Um dia qualquer reparei que deixara de aparecer e perguntei à Rita por ele. Ela disse-me que falecera, há menos de um mês.
Nesse momento, senti-me estranho, por o conhecer durante meia dúzia de anos e nunca ter trocado uma palavra com ele, muito menos conversado. As palavras dele eram todas para a Rita, como se me quisesse meter ciúmes.
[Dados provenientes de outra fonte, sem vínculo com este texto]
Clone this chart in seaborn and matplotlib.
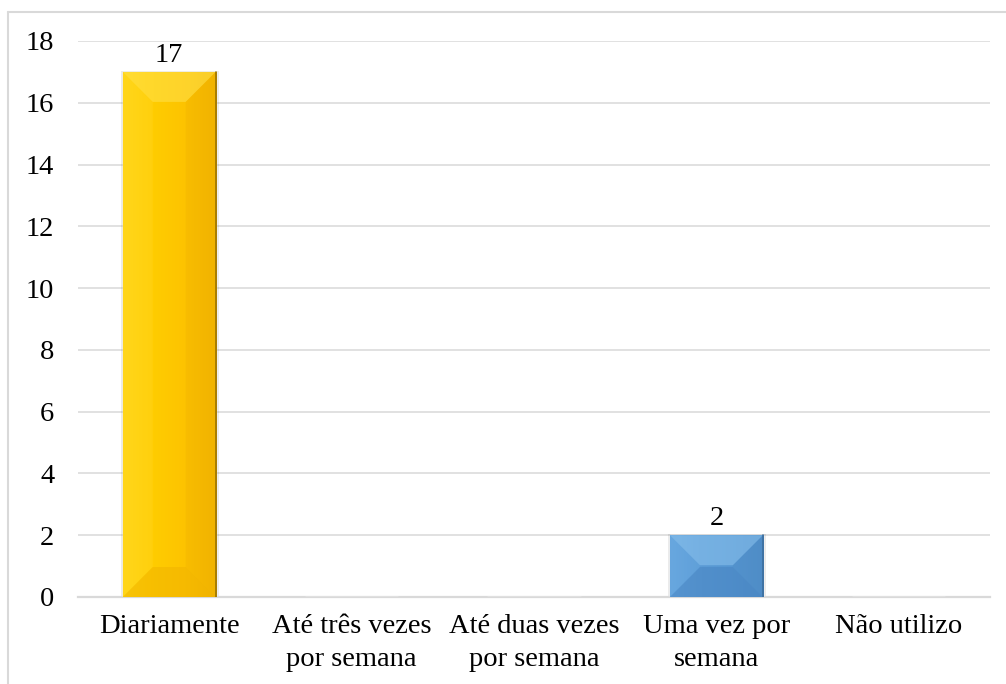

Às vezes referia-se a mim na terceira pessoa, do género "o seu amigo isto ou aquilo". Eram sempre coisas simples e agradáveis, que apanhava das nossas conversas e que faziam a Rita sorrir.
Depois a minha amiga fez um ligeiro esboço biográfico do homem bem vestido que eu apenas sabia que gostava de ler o "Público", no começo da manhã.
Publicitário e poeta como o grande O'Neill (trabalhou com ele no começo...), deixava viúva uma professora e também duas filhas e um neto, que nunca conhecera. Uma vez ele ofereceu-lhe um livro, com uma dedicatória deliciosa...
Não falámos da sua aparente ambivalência sexual. Não era necessário.
Foi quando a Rita disse: «Falamos tantas vezes de coisas que não sabemos. Quase sempre, estupidamente.»